=== Written request ===
Provide only the number of lines in the data below that contain the word "TypeScript".

>>>

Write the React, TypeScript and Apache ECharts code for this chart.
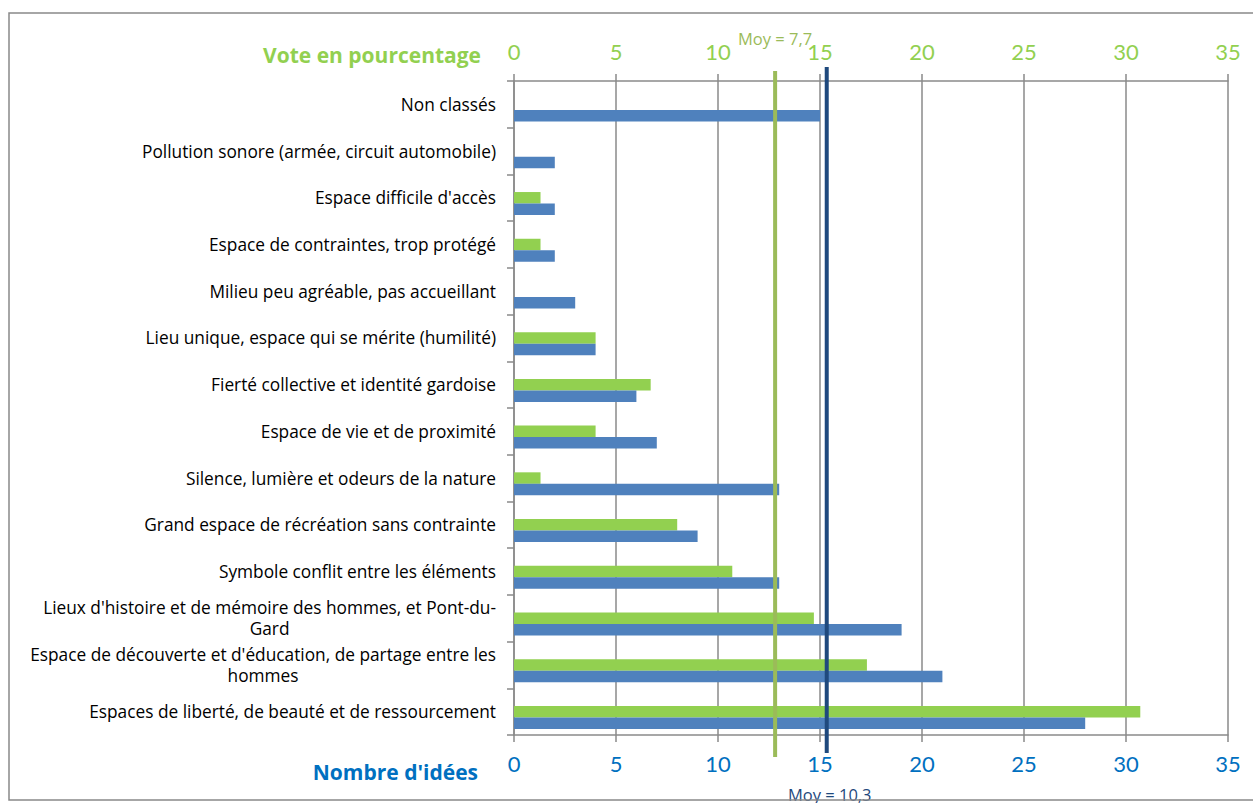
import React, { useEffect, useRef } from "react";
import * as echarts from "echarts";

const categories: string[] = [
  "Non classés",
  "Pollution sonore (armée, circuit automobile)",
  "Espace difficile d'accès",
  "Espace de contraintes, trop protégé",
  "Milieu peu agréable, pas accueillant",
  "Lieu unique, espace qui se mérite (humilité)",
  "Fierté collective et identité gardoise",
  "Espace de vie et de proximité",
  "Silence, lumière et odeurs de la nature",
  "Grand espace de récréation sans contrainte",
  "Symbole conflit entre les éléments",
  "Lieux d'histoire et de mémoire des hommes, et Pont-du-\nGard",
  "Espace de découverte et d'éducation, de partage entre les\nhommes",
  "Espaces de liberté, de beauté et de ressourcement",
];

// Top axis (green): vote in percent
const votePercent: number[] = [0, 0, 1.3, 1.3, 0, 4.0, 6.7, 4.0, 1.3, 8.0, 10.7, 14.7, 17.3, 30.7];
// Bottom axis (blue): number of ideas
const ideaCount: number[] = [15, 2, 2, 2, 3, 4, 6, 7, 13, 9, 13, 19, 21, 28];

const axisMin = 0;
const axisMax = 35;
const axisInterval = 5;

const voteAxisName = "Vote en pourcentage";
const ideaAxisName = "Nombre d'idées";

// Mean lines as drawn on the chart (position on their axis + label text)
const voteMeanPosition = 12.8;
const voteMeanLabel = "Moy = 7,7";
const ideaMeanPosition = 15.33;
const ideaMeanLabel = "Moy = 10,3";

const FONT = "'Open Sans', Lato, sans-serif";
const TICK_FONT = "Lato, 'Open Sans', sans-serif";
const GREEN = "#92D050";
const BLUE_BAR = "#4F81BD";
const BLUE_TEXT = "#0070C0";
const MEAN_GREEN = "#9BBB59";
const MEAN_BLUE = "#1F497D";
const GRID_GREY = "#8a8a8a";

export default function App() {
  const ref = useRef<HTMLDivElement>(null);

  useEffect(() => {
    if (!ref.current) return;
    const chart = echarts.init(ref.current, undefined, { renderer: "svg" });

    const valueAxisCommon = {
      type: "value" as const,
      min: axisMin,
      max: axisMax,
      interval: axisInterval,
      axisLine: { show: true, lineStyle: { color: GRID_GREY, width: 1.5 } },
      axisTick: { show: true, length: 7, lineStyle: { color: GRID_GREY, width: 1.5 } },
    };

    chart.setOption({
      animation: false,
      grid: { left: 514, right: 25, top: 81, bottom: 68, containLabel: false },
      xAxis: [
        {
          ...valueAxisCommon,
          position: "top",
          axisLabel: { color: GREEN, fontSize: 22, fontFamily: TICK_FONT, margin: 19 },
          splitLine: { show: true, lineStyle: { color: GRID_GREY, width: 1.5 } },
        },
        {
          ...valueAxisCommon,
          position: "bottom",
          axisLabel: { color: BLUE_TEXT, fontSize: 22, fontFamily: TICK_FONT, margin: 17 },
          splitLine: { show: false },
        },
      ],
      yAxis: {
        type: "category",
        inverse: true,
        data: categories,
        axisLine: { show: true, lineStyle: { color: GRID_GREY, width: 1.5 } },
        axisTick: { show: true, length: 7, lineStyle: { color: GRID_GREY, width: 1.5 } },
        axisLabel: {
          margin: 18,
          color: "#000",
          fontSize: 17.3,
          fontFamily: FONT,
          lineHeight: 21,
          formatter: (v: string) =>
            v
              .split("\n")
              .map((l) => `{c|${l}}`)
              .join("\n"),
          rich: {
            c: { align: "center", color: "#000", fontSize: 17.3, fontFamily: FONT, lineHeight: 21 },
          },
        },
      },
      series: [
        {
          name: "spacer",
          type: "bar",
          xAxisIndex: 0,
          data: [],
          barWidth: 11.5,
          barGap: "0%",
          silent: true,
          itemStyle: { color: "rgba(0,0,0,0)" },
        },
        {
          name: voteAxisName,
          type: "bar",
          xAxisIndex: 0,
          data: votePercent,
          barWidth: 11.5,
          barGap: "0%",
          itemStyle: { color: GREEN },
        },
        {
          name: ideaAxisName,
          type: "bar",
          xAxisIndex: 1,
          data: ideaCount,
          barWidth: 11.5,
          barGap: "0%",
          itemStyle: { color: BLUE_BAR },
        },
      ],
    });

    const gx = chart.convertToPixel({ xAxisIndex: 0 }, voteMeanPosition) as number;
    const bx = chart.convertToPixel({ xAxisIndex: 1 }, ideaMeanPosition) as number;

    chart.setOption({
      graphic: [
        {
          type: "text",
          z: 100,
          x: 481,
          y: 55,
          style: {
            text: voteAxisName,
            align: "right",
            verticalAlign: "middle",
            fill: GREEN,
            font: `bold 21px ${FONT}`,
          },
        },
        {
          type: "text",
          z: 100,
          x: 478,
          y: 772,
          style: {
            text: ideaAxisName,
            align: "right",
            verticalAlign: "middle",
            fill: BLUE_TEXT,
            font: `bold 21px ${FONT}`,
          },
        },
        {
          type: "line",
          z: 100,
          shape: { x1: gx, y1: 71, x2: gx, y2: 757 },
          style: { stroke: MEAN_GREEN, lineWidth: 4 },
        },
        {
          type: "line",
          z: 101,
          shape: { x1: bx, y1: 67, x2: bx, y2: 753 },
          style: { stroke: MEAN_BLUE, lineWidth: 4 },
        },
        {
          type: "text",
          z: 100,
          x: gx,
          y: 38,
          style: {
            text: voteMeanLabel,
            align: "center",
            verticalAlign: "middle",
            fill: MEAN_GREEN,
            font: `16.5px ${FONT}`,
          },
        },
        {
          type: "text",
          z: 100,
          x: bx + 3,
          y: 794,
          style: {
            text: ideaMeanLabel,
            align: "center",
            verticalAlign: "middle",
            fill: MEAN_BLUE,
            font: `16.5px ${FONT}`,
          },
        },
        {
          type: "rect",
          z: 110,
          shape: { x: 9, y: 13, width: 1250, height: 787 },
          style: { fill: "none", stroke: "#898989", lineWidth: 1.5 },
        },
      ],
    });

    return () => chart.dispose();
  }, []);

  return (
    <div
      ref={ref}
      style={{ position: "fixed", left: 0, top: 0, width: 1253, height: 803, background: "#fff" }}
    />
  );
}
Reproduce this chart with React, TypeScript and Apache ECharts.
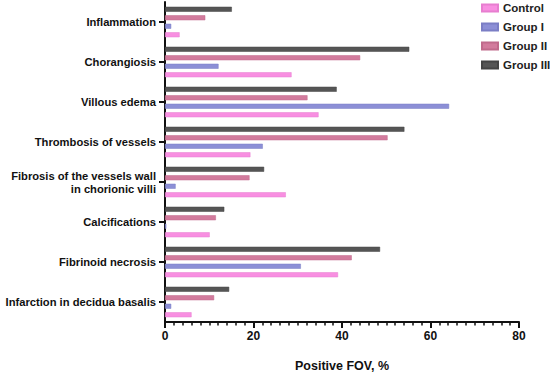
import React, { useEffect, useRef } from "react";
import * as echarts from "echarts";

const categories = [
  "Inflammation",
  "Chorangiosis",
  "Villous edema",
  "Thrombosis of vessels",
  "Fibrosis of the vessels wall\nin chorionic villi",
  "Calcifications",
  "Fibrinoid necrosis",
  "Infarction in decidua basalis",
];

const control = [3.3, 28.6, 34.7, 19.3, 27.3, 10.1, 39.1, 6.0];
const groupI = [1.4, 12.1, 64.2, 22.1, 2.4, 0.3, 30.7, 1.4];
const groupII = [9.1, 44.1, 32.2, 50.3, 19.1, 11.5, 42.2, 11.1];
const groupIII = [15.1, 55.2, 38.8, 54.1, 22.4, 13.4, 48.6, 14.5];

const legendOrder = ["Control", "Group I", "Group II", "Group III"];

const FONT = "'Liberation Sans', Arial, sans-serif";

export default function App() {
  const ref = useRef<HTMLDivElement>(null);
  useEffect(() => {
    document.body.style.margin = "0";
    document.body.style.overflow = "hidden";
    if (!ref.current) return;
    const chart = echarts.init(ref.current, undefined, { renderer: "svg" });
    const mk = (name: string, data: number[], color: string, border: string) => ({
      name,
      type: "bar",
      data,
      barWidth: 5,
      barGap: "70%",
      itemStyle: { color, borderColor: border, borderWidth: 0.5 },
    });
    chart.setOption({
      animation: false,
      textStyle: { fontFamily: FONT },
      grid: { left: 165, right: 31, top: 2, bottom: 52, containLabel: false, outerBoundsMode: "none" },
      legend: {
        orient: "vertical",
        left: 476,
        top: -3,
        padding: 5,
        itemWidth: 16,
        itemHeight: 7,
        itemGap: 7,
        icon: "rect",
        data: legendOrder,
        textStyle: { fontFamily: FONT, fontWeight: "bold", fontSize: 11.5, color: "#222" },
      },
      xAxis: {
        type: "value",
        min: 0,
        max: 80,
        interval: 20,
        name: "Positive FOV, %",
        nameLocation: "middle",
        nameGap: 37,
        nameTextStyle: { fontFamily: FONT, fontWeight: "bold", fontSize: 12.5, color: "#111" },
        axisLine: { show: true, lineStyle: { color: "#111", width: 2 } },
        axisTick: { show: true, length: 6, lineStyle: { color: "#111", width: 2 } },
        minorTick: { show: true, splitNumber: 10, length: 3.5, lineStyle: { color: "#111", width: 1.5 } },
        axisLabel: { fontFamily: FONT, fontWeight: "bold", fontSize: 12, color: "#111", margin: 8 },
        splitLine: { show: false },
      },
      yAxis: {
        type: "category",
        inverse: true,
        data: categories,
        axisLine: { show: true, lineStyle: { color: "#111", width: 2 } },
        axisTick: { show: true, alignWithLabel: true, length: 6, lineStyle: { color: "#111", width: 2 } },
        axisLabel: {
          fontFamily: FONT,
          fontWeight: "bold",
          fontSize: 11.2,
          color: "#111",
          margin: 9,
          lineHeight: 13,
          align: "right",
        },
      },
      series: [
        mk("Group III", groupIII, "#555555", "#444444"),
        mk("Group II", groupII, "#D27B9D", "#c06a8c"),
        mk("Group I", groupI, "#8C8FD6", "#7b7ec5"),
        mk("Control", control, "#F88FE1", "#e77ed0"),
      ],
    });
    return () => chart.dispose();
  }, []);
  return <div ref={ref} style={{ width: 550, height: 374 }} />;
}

<<<

=== Exercise solution ===
2